═══ Data to process

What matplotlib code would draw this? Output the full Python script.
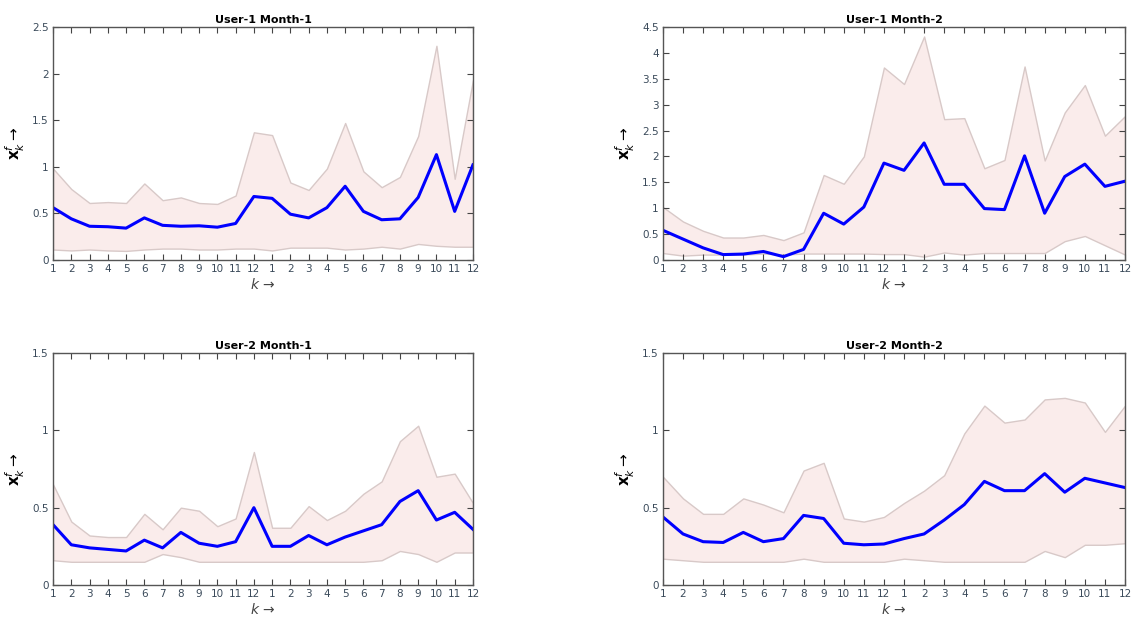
import matplotlib
matplotlib.use("Agg")
import matplotlib.pyplot as plt
import numpy as np

months = [str(m) for m in range(1, 13)] * 2
k = np.arange(1, 25)

titles = ["User-1 Month-1", "User-1 Month-2", "User-2 Month-1", "User-2 Month-2"]

u1m1_mean = [0.56, 0.44, 0.36, 0.355, 0.34, 0.45, 0.37, 0.36, 0.365, 0.35, 0.39, 0.68,
             0.66, 0.49, 0.45, 0.56, 0.79, 0.52, 0.43, 0.44, 0.67, 1.13, 0.52, 1.02]
u1m1_up = [0.98, 0.76, 0.61, 0.62, 0.61, 0.82, 0.64, 0.67, 0.61, 0.60, 0.69, 1.37,
           1.34, 0.83, 0.75, 0.98, 1.47, 0.95, 0.78, 0.89, 1.33, 2.30, 0.87, 1.93]
u1m1_lo = [0.11, 0.10, 0.11, 0.10, 0.095, 0.11, 0.12, 0.12, 0.11, 0.11, 0.12, 0.12,
           0.10, 0.13, 0.13, 0.13, 0.11, 0.12, 0.14, 0.12, 0.17, 0.15, 0.14, 0.14]

u1m2_mean = [0.57, 0.40, 0.23, 0.10, 0.11, 0.16, 0.06, 0.20, 0.90, 0.69, 1.02, 1.87,
             1.73, 2.26, 1.46, 1.46, 0.99, 0.97, 2.01, 0.90, 1.61, 1.85, 1.42, 1.52]
u1m2_up = [1.02, 0.74, 0.56, 0.43, 0.43, 0.48, 0.38, 0.53, 1.64, 1.47, 2.00, 3.72,
           3.40, 4.32, 2.72, 2.74, 1.77, 1.93, 3.74, 1.92, 2.85, 3.38, 2.40, 2.78]
u1m2_lo = [0.13, 0.08, 0.10, 0.10, 0.10, 0.12, 0.10, 0.12, 0.12, 0.12, 0.12, 0.11,
           0.11, 0.06, 0.14, 0.10, 0.13, 0.13, 0.13, 0.13, 0.36, 0.46, 0.28, 0.10]

u2m1_mean = [0.39, 0.26, 0.24, 0.23, 0.22, 0.29, 0.24, 0.34, 0.27, 0.25, 0.28, 0.50,
             0.25, 0.25, 0.32, 0.26, 0.31, 0.35, 0.39, 0.54, 0.61, 0.42, 0.47, 0.36]
u2m1_up = [0.65, 0.41, 0.32, 0.31, 0.31, 0.46, 0.36, 0.50, 0.48, 0.38, 0.43, 0.86,
           0.37, 0.37, 0.51, 0.42, 0.48, 0.59, 0.67, 0.93, 1.03, 0.70, 0.72, 0.53]
u2m1_lo = [0.16, 0.15, 0.15, 0.15, 0.15, 0.15, 0.20, 0.18, 0.15, 0.15, 0.15, 0.15,
           0.15, 0.15, 0.15, 0.15, 0.15, 0.15, 0.16, 0.22, 0.20, 0.15, 0.21, 0.21]

u2m2_mean = [0.44, 0.33, 0.28, 0.275, 0.34, 0.28, 0.30, 0.45, 0.43, 0.27, 0.26, 0.265,
             0.30, 0.33, 0.42, 0.52, 0.67, 0.61, 0.61, 0.72, 0.60, 0.69, 0.66, 0.63]
u2m2_up = [0.70, 0.56, 0.46, 0.46, 0.56, 0.52, 0.47, 0.74, 0.79, 0.43, 0.41, 0.44,
           0.53, 0.61, 0.71, 0.98, 1.16, 1.05, 1.07, 1.20, 1.21, 1.18, 0.99, 1.16]
u2m2_lo = [0.17, 0.16, 0.15, 0.15, 0.15, 0.15, 0.15, 0.17, 0.15, 0.15, 0.15, 0.15,
           0.17, 0.16, 0.15, 0.15, 0.15, 0.15, 0.15, 0.22, 0.18, 0.26, 0.26, 0.27]

means = [u1m1_mean, u1m2_mean, u2m1_mean, u2m2_mean]
uppers = [u1m1_up, u1m2_up, u2m1_up, u2m2_up]
lowers = [u1m1_lo, u1m2_lo, u2m1_lo, u2m2_lo]
ymaxs = [2.5, 4.5, 1.5, 1.5]
ysteps = [0.5, 0.5, 0.5, 0.5]

fig = plt.figure(figsize=(11.41, 6.32), dpi=100)
positions = [
    [0.0465, 0.589, 0.368, 0.368],
    [0.581, 0.589, 0.405, 0.368],
    [0.0465, 0.0744, 0.368, 0.367],
    [0.581, 0.0744, 0.405, 0.367],
]
tick_color = "#3a4a5a"
for i in range(4):
    ax = fig.add_axes(positions[i])
    ax.fill_between(k, lowers[i], uppers[i], facecolor="#faeceb", edgecolor="#d8c9c8",
                    linewidth=1.0)
    ax.plot(k, means[i], color="#0000ff", linewidth=2.2)
    ax.set_xlim(1, 24)
    ax.set_ylim(0, ymaxs[i])
    ax.set_xticks(k)
    ax.set_xticklabels(months)
    yt = np.arange(0, ymaxs[i] + 1e-9, ysteps[i])
    ax.set_yticks(yt)
    ax.set_yticklabels([("%g" % v) for v in yt])
    ax.tick_params(direction="in", top=True, right=True, length=4, width=0.8,
                   labelsize=7.5, colors="#444444", labelcolor=tick_color, pad=3)
    for s in ax.spines.values():
        s.set_color("#555555")
        s.set_linewidth(1.0)
    ax.set_title(titles[i], fontsize=8, fontweight="bold", pad=3)
    ax.set_xlabel(r"$k\,\rightarrow$", fontsize=10, color="#444444", labelpad=2)
    ax.set_ylabel(r"$\mathbf{x}_k^f\rightarrow$", fontsize=11, labelpad=4)

fig.savefig("out.png", dpi=100)
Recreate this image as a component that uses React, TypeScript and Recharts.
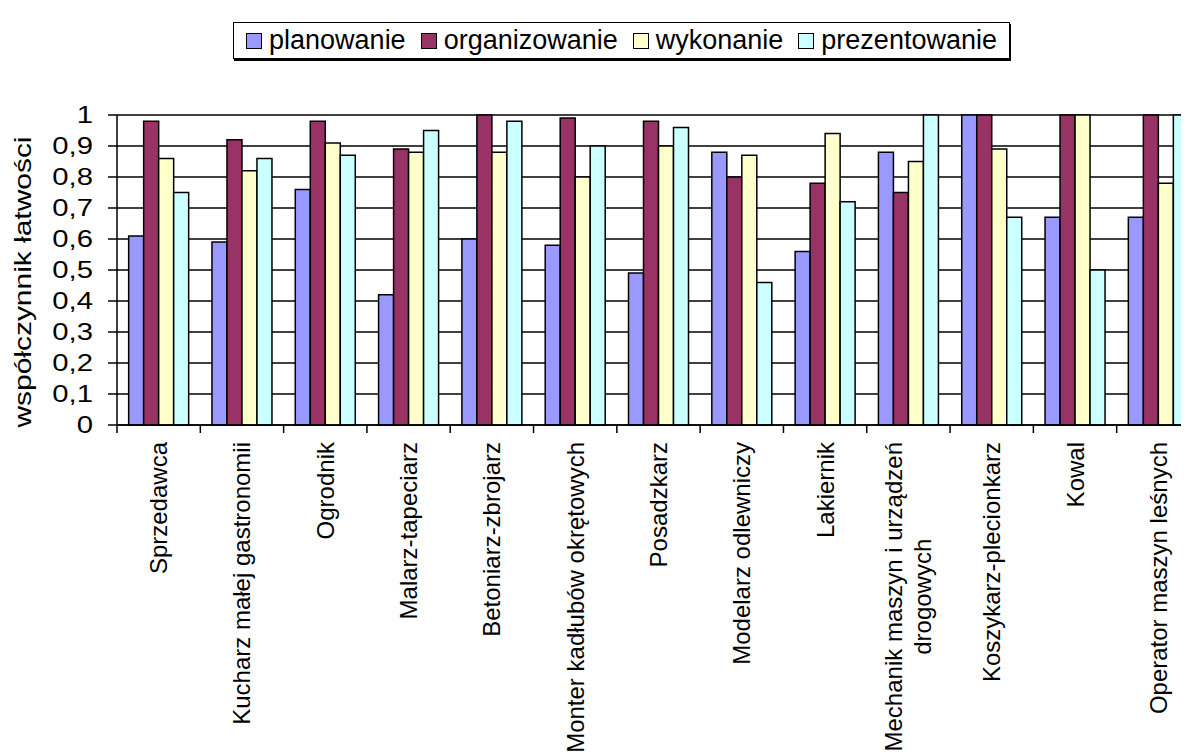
import { BarChart, Bar, XAxis, YAxis, CartesianGrid } from 'recharts'

const categories = [
  'Sprzedawca',
  'Kucharz małej gastronomii',
  'Ogrodnik',
  'Malarz-tapeciarz',
  'Betoniarz-zbrojarz',
  'Monter kadłubów okrętowych',
  'Posadzkarz',
  'Modelarz odlewniczy',
  'Lakiernik',
  'Mechanik maszyn i urządzeń drogowych',
  'Koszykarz-plecionkarz',
  'Kowal',
  'Operator maszyn leśnych',
]
const planowanie = [0.61, 0.59, 0.76, 0.42, 0.6, 0.58, 0.49, 0.88, 0.56, 0.88, 1.0, 0.67, 0.67]
const organizowanie = [0.98, 0.92, 0.98, 0.89, 1.0, 0.99, 0.98, 0.8, 0.78, 0.75, 1.0, 1.0, 1.0]
const wykonanie = [0.86, 0.82, 0.91, 0.88, 0.88, 0.8, 0.9, 0.87, 0.94, 0.85, 0.89, 1.0, 0.78]
const prezentowanie = [0.75, 0.86, 0.87, 0.95, 0.98, 0.9, 0.96, 0.46, 0.72, 1.0, 0.67, 0.5, 1.0]
const yTicks = [0, 0.1, 0.2, 0.3, 0.4, 0.5, 0.6, 0.7, 0.8, 0.9, 1]

const SERIES = [
  { key: 'planowanie', color: '#9999ff' },
  { key: 'organizowanie', color: '#993366' },
  { key: 'wykonanie', color: '#ffffcc' },
  { key: 'prezentowanie', color: '#ccffff' },
]

const data = categories.map((name, i) => ({
  name,
  planowanie: planowanie[i],
  organizowanie: organizowanie[i],
  wykonanie: wykonanie[i],
  prezentowanie: prezentowanie[i],
}))

const FONT = '"Liberation Sans", Arial, sans-serif'
const X_FS = 24

let ctx: CanvasRenderingContext2D | null = null
function textWidth(s: string) {
  if (!ctx) ctx = document.createElement('canvas').getContext('2d')
  if (!ctx) return s.length * X_FS * 0.5
  ctx.font = `${X_FS}px "Liberation Sans", Arial, sans-serif`
  return ctx.measureText(s).width
}

function wrap(s: string) {
  if (s.length <= 30) return [s]
  const cut = s.lastIndexOf(' ', 30)
  return [s.slice(0, cut), s.slice(cut + 1)]
}

// rotated label, lines centred on each other, first line starts just under the axis
function CategoryTick({ x, y, payload }: any) {
  const lines = wrap(payload.value)
  const half = payload.offset ?? 41.67
  const widths = lines.map(textWidth)
  const maxW = Math.max(...widths)
  const top = y + 17
  const lh = 29
  return (
    <g>
      <line x1={x - half} y1={y} x2={x - half} y2={y + 8} stroke="#000" strokeWidth={1.5} />
      {lines.map((l, i) => {
        const xi = x + (i - (lines.length - 1) / 2) * lh
        const yi = top + (maxW - widths[i]) / 2
        return (
          <text key={i} x={xi} y={yi} transform={`rotate(-90, ${xi}, ${yi})`}
            textAnchor="end" dominantBaseline="central"
            fontSize={X_FS} fontFamily={FONT} fill="#000">
            {l}
          </text>
        )
      })}
    </g>
  )
}

function ValueTick({ x, y, payload }: any) {
  const label = String(payload.value).replace('.', ',')
  return (
    <text x={x} y={y} transform={`translate(${x} ${y}) scale(1.22 1) translate(${-x} ${-y})`}
      textAnchor="end" dominantBaseline="central" fontSize={24} fontFamily={FONT} fill="#000">
      {label}
    </text>
  )
}

function YLabel({ viewBox }: any) {
  const cx = viewBox.x + 14
  const cy = viewBox.y + viewBox.height / 2 + 12
  return (
    <text x={cx} y={cy} transform={`rotate(-90, ${cx}, ${cy})`} textAnchor="middle"
      dominantBaseline="central" fontSize={24} fontFamily={FONT} fill="#000"
      textLength={291} lengthAdjust="spacingAndGlyphs">
      współczynnik łatwości
    </text>
  )
}

function LegendBox() {
  return (
    <div style={{
      position: 'absolute', left: 225, top: 14, width: 775, height: 35,
      border: '1px solid #000', boxShadow: '1px 2px 0 #000', background: '#fff',
      display: 'flex', alignItems: 'center', justifyContent: 'center',
      fontFamily: FONT, fontSize: 27, color: '#000', gap: 15,
    }}>
      {SERIES.map(s => (
        <div key={s.key} style={{ display: 'flex', alignItems: 'center', gap: 7 }}>
          <span style={{
            display: 'inline-block', width: 14, height: 14,
            background: s.color, border: '1.5px solid #000',
          }} />
          <span>{s.key}</span>
        </div>
      ))}
    </div>
  )
}

export default function App() {
  return (
    <div style={{ position: 'relative', width: 1181, height: 746, overflow: 'hidden', background: '#fff' }}>
      <BarChart width={1200} height={746} data={data}
        margin={{ top: 107, right: 8, bottom: 0, left: 0 }}
        barCategoryGap="14%" barGap={0}>
        <CartesianGrid horizontal vertical={false} stroke="#000" strokeWidth={1.3} strokeOpacity={1} />
        <XAxis dataKey="name" interval={0} height={329} tickLine={false} tickSize={0} tickMargin={0}
          axisLine={{ stroke: '#000', strokeWidth: 1.5 }} tick={<CategoryTick />} />
        <YAxis width={109} domain={[0, 1]} ticks={yTicks} interval={0}
          axisLine={{ stroke: '#000', strokeWidth: 1.5 }}
          tickLine={{ stroke: '#000', strokeWidth: 1.5 }} tickSize={9} tickMargin={15}
          tick={<ValueTick />}
          label={<YLabel />} />
        {SERIES.map(s => (
          <Bar key={s.key} dataKey={s.key} fill={s.color} stroke="#000" strokeWidth={1.5}
            isAnimationActive={false} />
        ))}
      </BarChart>
      <LegendBox />
    </div>
  )
}
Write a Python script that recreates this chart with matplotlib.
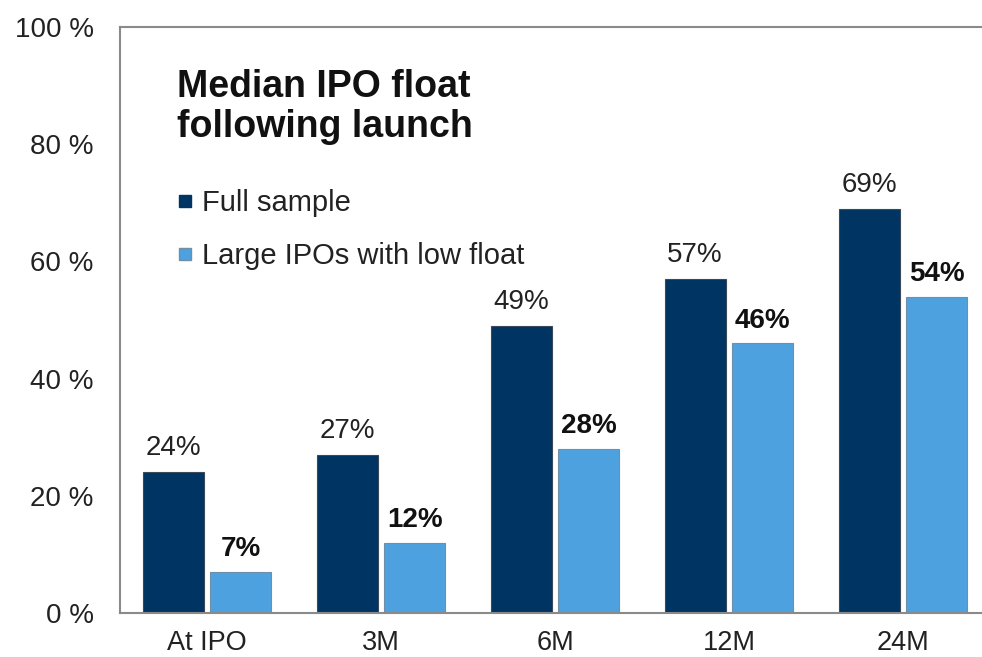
import numpy as np
import matplotlib
matplotlib.use('Agg')
import matplotlib.pyplot as plt
from matplotlib.lines import Line2D

categories = ['At IPO', '3M', '6M', '12M', '24M']
full_sample = [24, 27, 49, 57, 69]
large_low_float = [7, 12, 28, 46, 54]
yticks = [0, 20, 40, 60, 80, 100]

DARK = '#003462'
LIGHT = '#4ea1df'

plt.rcParams['font.family'] = ['Liberation Sans', 'DejaVu Sans']

fig = plt.figure(figsize=(9.82, 6.57), dpi=100, facecolor='white')
ax = fig.add_axes([120 / 982, 1 - 613 / 657, 870 / 982, (613 - 27) / 657])

x = np.arange(len(categories))
w = 0.35
off = 0.195
b1 = ax.bar(x - off, full_sample, w, color=DARK, edgecolor='#3a4a5a', linewidth=0.8,
            label='Full sample')
b2 = ax.bar(x + off, large_low_float, w, color=LIGHT, edgecolor='#6f8fa8', linewidth=0.8,
            label='Large IPOs with low float')

ax.bar_label(b1, labels=[f'{v}%' for v in full_sample], padding=8,
             fontsize=20, color='#222222')
ax.bar_label(b2, labels=[f'{v}%' for v in large_low_float], padding=7,
             fontsize=20, color='#111111', fontweight='bold')

ax.set_xlim(-0.5, 4.5)
ax.set_ylim(0, 100)
ax.set_yticks(yticks)
ax.set_yticklabels([f'{t} %' for t in yticks])
ax.set_xticks(x)
ax.set_xticklabels(categories)
ax.tick_params(axis='y', length=0, pad=19, labelsize=20, labelcolor='#222222')
ax.tick_params(axis='x', length=0, pad=12, labelsize=19.5, labelcolor='#222222')

for side in ['left', 'top', 'bottom']:
    ax.spines[side].set_color('#8a8a8a')
    ax.spines[side].set_linewidth(1.5)
ax.spines['right'].set_visible(False)

# title inside the plot area
ax.text(177 / 982, 1 - 137 / 657, 'Median IPO float\nfollowing launch',
        transform=fig.transFigure, fontsize=27, fontweight='bold',
        color='#111111', va='baseline', ha='left', linespacing=1.13)

handles = [Line2D([], [], marker='s', linestyle='none', markersize=8,
                  markerfacecolor=DARK, markeredgecolor=DARK),
           Line2D([], [], marker='s', linestyle='none', markersize=8,
                  markerfacecolor=LIGHT, markeredgecolor='#6f8fa8')]
leg = ax.legend(handles, ['Full sample', 'Large IPOs with low float'],
                loc='upper left', bbox_to_anchor=(176 / 982, 1 - 189 / 657),
                bbox_transform=fig.transFigure, frameon=False, fontsize=21,
                handlelength=0.6, handletextpad=0.3, labelspacing=0.85,
                borderaxespad=0, borderpad=0)
for t in leg.get_texts():
    t.set_color('#222222')

fig.savefig('out.png', dpi=100, facecolor='white')
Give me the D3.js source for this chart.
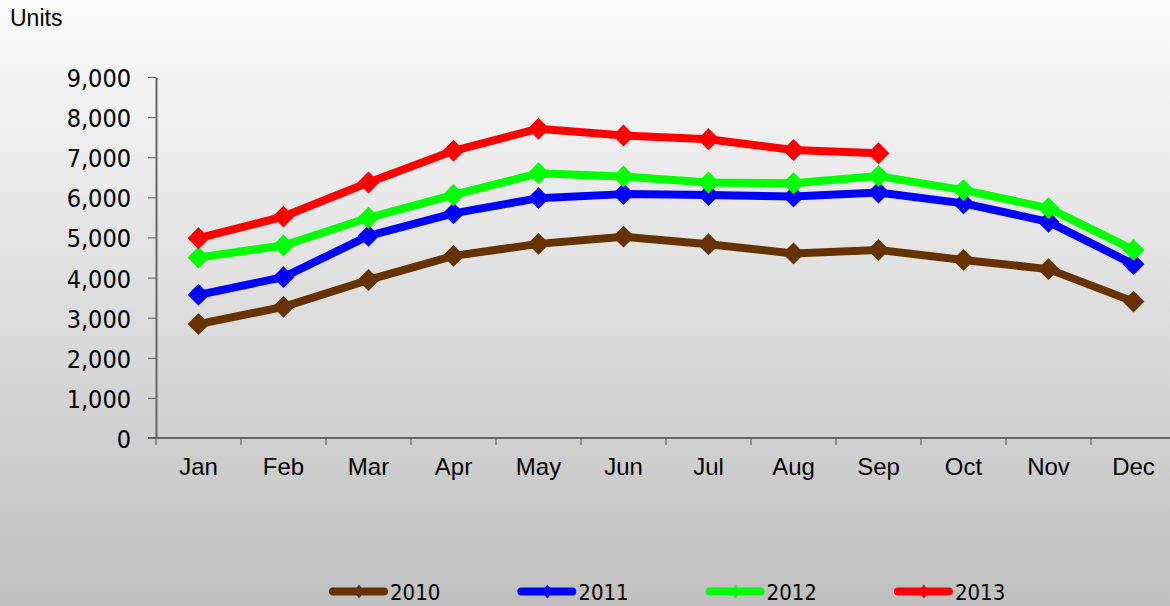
<!DOCTYPE html>
<html>
<head>
<meta charset="utf-8">
<script src="https://cdn.jsdelivr.net/npm/d3@7"></script>
<style>
  html, body { margin: 0; padding: 0; }
  svg { display: block; }
</style>
</head>
<body>
<svg width="1170" height="606"></svg>
<script>
// data
var months = ["Jan", "Feb", "Mar", "Apr", "May", "Jun", "Jul", "Aug", "Sep", "Oct", "Nov", "Dec"];
var years = ["2010", "2011", "2012", "2013"];
var strokes = ["#663300", "#0000ff", "#00ff00", "#ff0000"];
var units2010 = [2840, 3270, 3940, 4540, 4840, 5020, 4830, 4600, 4690, 4440, 4210, 3400];
var units2011 = [3570, 4010, 5040, 5600, 5980, 6080, 6060, 6020, 6120, 5850, 5390, 4330];
var units2012 = [4500, 4800, 5490, 6060, 6600, 6520, 6370, 6350, 6530, 6180, 5730, 4690];
var units2013 = [4980, 5520, 6370, 7160, 7710, 7540, 7450, 7180, 7100];
var yTicks = [0, 1000, 2000, 3000, 4000, 5000, 6000, 7000, 8000, 9000];

var series = [units2010, units2011, units2012, units2013];

var margin = { top: 77, right: -6, bottom: 168, left: 156 };
var W = 1170, H = 606;
var width = W - margin.left - margin.right;
var height = H - margin.top - margin.bottom;

var svg = d3.select("svg");

// background gradient
var defs = svg.append("defs");
var grad = defs.append("linearGradient")
    .attr("id", "bg").attr("x1", 0).attr("y1", 0).attr("x2", 0).attr("y2", 1);
grad.append("stop").attr("offset", "0%").attr("stop-color", "#fcfcfc");
grad.append("stop").attr("offset", "100%").attr("stop-color", "#bfbfbf");
svg.append("rect").attr("width", W).attr("height", H).attr("fill", "url(#bg)");

svg.append("text")
    .attr("x", 10).attr("y", 26)
    .style("font-family", "Liberation Sans, Arial, sans-serif")
    .style("font-size", "23px")
    .text("Units");

var g = svg.append("g")
    .attr("transform", "translate(" + margin.left + "," + margin.top + ")");

var x = d3.scaleBand().domain(months).range([0, width]);
var y = d3.scaleLinear().domain([0, 9000]).range([height, 0]);

// axes
var yAxis = g.append("g")
    .call(d3.axisLeft(y).tickValues(yTicks).tickSize(8).tickSizeOuter(0)
        .tickFormat(d3.format(",")));
yAxis.selectAll("text")
    .attr("x", -25)
    .attr("dy", "0.38em")
    .style("font-family", "DejaVu Sans Condensed, DejaVu Sans, sans-serif")
    .style("font-size", "25px")
    .attr("fill", "#000");

var xAxis = g.append("g")
    .attr("transform", "translate(0," + height + ")")
    .call(d3.axisBottom(x).tickSize(0).tickSizeOuter(0));
xAxis.selectAll("text")
    .attr("dy", 0)
    .attr("y", 37)
    .style("font-family", "Liberation Sans, Arial, sans-serif")
    .style("font-size", "24px")
    .attr("fill", "#000");
xAxis.selectAll(".sep").data(months).enter().append("line")
    .attr("x1", function (d) { return x(d); })
    .attr("x2", function (d) { return x(d); })
    .attr("y1", 0).attr("y2", 7)
    .attr("stroke", "#555");
[yAxis, xAxis].forEach(function (a) {
    a.selectAll("path.domain").attr("stroke", "#666").attr("stroke-width", 2);
    a.selectAll(".tick line").attr("stroke", "#555");
});
xAxis.select("path.domain").attr("d", "M-8,0H" + width);

// lines and diamond markers
var line = d3.line()
    .x(function (d, i) { return x(months[i]) + x.bandwidth() / 2; })
    .y(function (d) { return y(d); });

series.forEach(function (vals, s) {
    g.append("path")
        .datum(vals)
        .attr("fill", "none")
        .attr("stroke", strokes[s])
        .attr("stroke-width", 8)
        .attr("stroke-linejoin", "round")
        .attr("d", line);
    g.selectAll(".m" + s).data(vals).enter().append("path")
        .attr("transform", function (d, i) {
            return "translate(" + (x(months[i]) + x.bandwidth() / 2) + "," + y(d) + ") rotate(45)";
        })
        .attr("d", d3.symbol().type(d3.symbolSquare).size(240))
        .attr("fill", strokes[s]);
});

// legend
var legend = svg.append("g").attr("transform", "translate(329,591.5)");
years.forEach(function (yr, i) {
    var lg = legend.append("g").attr("transform", "translate(" + (i * 188.3) + ",0)");
    lg.append("line")
        .attr("x1", 4).attr("x2", 55)
        .attr("stroke", strokes[i]).attr("stroke-width", 8)
        .attr("stroke-linecap", "round");
    lg.append("path")
        .attr("transform", "translate(30,0) scale(0.75,1) rotate(45)")
        .attr("d", d3.symbol().type(d3.symbolSquare).size(100))
        .attr("fill", strokes[i]);
    lg.append("text")
        .attr("x", 61).attr("y", 8)
        .style("font-family", "DejaVu Sans Condensed, DejaVu Sans, sans-serif")
        .style("font-size", "22px")
        .text(yr);
});
</script>
</body>
</html>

══════

Exercise details:
Show every line in the entries where the string "that" occurs.

Task result:
Recreate this image as a component that uses React, TypeScript and Recharts.
Write a Python script that recreates this chart with matplotlib.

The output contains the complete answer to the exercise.